> [AIM] Leave out the pictures and retype only the lines from the opening line to the line that holds "var INK = '#262626';", both ends included.

> [DATASET EXTRACT]
•••

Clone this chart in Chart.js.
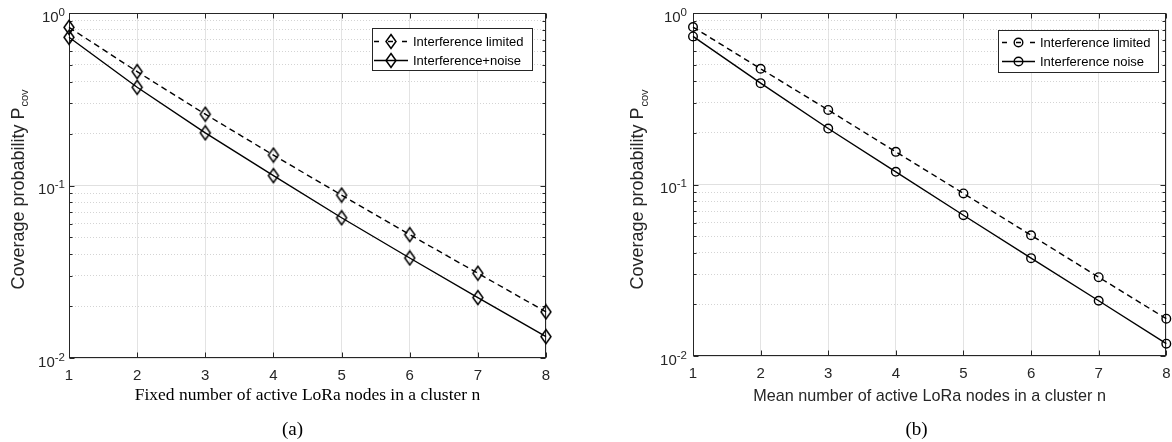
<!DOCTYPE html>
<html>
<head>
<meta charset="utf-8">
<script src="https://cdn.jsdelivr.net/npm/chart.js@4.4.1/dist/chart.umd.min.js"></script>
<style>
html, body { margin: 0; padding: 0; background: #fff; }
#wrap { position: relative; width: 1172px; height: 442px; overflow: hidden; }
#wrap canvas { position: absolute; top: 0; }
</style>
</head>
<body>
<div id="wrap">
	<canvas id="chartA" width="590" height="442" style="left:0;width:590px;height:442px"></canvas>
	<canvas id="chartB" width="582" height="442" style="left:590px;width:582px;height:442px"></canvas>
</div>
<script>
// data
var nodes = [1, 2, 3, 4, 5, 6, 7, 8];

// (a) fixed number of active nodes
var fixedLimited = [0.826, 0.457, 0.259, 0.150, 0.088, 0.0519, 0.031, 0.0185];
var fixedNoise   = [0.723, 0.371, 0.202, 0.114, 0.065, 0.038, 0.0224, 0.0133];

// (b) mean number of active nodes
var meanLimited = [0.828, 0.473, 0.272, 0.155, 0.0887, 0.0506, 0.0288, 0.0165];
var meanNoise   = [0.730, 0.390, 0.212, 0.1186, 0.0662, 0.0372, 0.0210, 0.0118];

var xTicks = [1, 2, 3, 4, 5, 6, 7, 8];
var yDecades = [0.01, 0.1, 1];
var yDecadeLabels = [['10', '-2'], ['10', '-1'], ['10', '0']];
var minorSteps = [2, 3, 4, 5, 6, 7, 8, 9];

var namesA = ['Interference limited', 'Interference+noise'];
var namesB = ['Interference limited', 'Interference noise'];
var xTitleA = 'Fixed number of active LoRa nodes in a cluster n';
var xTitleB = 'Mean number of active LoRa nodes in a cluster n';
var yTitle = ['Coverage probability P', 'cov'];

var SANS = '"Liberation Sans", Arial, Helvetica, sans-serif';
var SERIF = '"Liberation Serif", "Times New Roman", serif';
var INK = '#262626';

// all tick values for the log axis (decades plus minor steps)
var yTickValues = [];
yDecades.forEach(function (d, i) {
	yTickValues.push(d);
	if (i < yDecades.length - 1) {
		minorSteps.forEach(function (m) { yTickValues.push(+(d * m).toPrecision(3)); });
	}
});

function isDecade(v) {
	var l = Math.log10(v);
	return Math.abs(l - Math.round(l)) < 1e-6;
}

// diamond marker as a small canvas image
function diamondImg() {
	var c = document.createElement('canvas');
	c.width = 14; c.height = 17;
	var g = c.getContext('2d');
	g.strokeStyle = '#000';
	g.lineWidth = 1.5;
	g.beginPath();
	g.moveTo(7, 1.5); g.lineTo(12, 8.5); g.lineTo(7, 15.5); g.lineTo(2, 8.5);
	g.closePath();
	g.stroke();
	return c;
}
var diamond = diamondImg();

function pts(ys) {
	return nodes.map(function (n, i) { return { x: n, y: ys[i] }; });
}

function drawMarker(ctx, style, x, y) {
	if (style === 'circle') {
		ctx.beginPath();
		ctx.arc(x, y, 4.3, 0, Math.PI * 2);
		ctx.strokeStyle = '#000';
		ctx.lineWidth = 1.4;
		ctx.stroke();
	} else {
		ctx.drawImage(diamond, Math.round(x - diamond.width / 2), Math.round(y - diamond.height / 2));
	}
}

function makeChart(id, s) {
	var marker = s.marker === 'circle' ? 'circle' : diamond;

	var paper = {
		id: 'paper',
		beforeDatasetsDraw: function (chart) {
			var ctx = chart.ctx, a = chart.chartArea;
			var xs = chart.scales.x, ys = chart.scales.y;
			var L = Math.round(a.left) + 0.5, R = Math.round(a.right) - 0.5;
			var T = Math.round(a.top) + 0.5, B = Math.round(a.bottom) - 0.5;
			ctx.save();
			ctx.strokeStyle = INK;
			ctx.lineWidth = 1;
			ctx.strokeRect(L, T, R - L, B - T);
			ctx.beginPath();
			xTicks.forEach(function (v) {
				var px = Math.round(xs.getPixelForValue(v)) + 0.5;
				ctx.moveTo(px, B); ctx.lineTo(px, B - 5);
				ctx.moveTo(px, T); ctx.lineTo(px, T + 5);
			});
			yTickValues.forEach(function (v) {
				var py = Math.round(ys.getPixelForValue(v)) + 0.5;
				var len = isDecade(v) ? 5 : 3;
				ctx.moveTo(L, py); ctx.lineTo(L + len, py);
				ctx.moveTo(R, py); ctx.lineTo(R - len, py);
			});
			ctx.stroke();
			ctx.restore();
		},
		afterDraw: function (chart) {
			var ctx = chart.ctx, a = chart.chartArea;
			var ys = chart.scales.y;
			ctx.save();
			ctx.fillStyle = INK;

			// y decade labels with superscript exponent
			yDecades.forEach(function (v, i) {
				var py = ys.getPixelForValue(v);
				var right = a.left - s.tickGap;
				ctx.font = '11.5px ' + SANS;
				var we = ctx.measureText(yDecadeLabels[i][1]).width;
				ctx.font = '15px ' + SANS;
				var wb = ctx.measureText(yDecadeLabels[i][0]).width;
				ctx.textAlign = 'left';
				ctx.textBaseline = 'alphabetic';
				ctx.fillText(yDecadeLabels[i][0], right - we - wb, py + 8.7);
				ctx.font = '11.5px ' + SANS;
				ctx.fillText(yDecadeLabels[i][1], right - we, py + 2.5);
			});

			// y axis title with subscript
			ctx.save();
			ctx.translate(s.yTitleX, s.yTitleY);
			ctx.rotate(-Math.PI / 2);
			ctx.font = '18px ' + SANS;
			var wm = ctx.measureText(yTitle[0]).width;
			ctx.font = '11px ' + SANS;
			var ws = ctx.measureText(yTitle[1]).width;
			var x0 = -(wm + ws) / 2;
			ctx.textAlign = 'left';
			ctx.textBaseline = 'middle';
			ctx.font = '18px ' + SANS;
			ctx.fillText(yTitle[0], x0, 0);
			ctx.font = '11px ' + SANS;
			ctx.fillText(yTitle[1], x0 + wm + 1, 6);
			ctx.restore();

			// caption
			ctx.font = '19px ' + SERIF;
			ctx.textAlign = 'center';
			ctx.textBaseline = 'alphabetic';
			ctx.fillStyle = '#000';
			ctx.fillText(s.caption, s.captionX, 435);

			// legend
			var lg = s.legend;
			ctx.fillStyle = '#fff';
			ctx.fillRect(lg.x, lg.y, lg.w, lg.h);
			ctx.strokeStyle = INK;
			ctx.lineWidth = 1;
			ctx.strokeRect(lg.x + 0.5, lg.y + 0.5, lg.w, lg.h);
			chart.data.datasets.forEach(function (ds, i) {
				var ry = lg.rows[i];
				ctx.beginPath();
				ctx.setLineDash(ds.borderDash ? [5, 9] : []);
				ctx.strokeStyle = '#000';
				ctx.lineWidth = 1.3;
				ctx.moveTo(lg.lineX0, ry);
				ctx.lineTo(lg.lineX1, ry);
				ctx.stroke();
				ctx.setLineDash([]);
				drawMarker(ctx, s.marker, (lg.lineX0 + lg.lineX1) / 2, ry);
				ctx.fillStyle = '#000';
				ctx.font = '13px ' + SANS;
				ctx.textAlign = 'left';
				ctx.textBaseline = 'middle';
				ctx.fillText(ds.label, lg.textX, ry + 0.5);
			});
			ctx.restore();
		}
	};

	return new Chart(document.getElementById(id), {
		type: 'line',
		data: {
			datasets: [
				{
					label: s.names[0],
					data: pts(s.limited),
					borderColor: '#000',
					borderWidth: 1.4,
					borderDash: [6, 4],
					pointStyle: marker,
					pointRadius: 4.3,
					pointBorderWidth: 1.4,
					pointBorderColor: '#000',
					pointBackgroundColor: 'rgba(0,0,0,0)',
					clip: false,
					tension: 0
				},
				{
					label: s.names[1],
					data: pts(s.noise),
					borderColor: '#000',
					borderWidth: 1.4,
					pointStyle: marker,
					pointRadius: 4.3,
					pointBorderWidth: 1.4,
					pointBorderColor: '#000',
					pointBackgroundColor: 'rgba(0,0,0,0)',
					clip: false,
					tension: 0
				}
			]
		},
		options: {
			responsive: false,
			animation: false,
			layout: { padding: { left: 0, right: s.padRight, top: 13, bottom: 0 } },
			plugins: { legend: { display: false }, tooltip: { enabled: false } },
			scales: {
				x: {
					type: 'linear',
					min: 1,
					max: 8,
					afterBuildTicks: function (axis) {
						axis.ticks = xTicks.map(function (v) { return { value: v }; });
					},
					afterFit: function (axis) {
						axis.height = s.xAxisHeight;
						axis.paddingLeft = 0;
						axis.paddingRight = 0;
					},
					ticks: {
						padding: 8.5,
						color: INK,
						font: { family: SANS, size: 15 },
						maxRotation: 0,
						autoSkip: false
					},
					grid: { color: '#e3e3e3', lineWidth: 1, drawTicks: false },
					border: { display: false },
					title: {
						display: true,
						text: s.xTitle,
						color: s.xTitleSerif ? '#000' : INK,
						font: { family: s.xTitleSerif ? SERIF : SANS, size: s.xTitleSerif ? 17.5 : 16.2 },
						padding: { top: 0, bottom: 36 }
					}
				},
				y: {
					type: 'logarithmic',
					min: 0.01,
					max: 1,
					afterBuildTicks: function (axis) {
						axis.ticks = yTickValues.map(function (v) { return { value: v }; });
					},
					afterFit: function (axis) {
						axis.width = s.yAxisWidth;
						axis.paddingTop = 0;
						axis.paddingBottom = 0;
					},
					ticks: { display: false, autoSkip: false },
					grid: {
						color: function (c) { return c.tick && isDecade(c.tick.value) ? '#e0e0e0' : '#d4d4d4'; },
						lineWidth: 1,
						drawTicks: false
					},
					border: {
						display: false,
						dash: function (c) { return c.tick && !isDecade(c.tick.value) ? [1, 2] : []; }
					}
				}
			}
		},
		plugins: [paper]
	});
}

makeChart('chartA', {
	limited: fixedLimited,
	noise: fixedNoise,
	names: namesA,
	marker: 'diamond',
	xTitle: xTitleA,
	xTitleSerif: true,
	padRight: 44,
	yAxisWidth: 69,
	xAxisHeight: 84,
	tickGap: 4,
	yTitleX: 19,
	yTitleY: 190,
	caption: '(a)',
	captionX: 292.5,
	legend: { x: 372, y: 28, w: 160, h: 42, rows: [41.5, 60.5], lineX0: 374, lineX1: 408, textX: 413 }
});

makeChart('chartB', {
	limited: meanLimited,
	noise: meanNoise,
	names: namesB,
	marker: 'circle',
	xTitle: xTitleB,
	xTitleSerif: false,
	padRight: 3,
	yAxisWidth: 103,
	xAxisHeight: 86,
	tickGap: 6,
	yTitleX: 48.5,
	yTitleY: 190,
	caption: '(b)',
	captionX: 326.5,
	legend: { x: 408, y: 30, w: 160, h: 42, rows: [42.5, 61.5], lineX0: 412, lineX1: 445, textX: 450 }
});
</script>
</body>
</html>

•••

> [CORRECT RESULT]
Clone this chart in Chart.js.
<!DOCTYPE html>
<html>
<head>
<meta charset="utf-8">
<script src="https://cdn.jsdelivr.net/npm/chart.js@4.4.1/dist/chart.umd.min.js"></script>
<style>
html, body { margin: 0; padding: 0; background: #fff; }
#wrap { position: relative; width: 1172px; height: 442px; overflow: hidden; }
#wrap canvas { position: absolute; top: 0; }
</style>
</head>
<body>
<div id="wrap">
	<canvas id="chartA" width="590" height="442" style="left:0;width:590px;height:442px"></canvas>
	<canvas id="chartB" width="582" height="442" style="left:590px;width:582px;height:442px"></canvas>
</div>
<script>
// data
var nodes = [1, 2, 3, 4, 5, 6, 7, 8];

// (a) fixed number of active nodes
var fixedLimited = [0.826, 0.457, 0.259, 0.150, 0.088, 0.0519, 0.031, 0.0185];
var fixedNoise   = [0.723, 0.371, 0.202, 0.114, 0.065, 0.038, 0.0224, 0.0133];

// (b) mean number of active nodes
var meanLimited = [0.828, 0.473, 0.272, 0.155, 0.0887, 0.0506, 0.0288, 0.0165];
var meanNoise   = [0.730, 0.390, 0.212, 0.1186, 0.0662, 0.0372, 0.0210, 0.0118];

var xTicks = [1, 2, 3, 4, 5, 6, 7, 8];
var yDecades = [0.01, 0.1, 1];
var yDecadeLabels = [['10', '-2'], ['10', '-1'], ['10', '0']];
var minorSteps = [2, 3, 4, 5, 6, 7, 8, 9];

var namesA = ['Interference limited', 'Interference+noise'];
var namesB = ['Interference limited', 'Interference noise'];
var xTitleA = 'Fixed number of active LoRa nodes in a cluster n';
var xTitleB = 'Mean number of active LoRa nodes in a cluster n';
var yTitle = ['Coverage probability P', 'cov'];

var SANS = '"Liberation Sans", Arial, Helvetica, sans-serif';
var SERIF = '"Liberation Serif", "Times New Roman", serif';
var INK = '#262626';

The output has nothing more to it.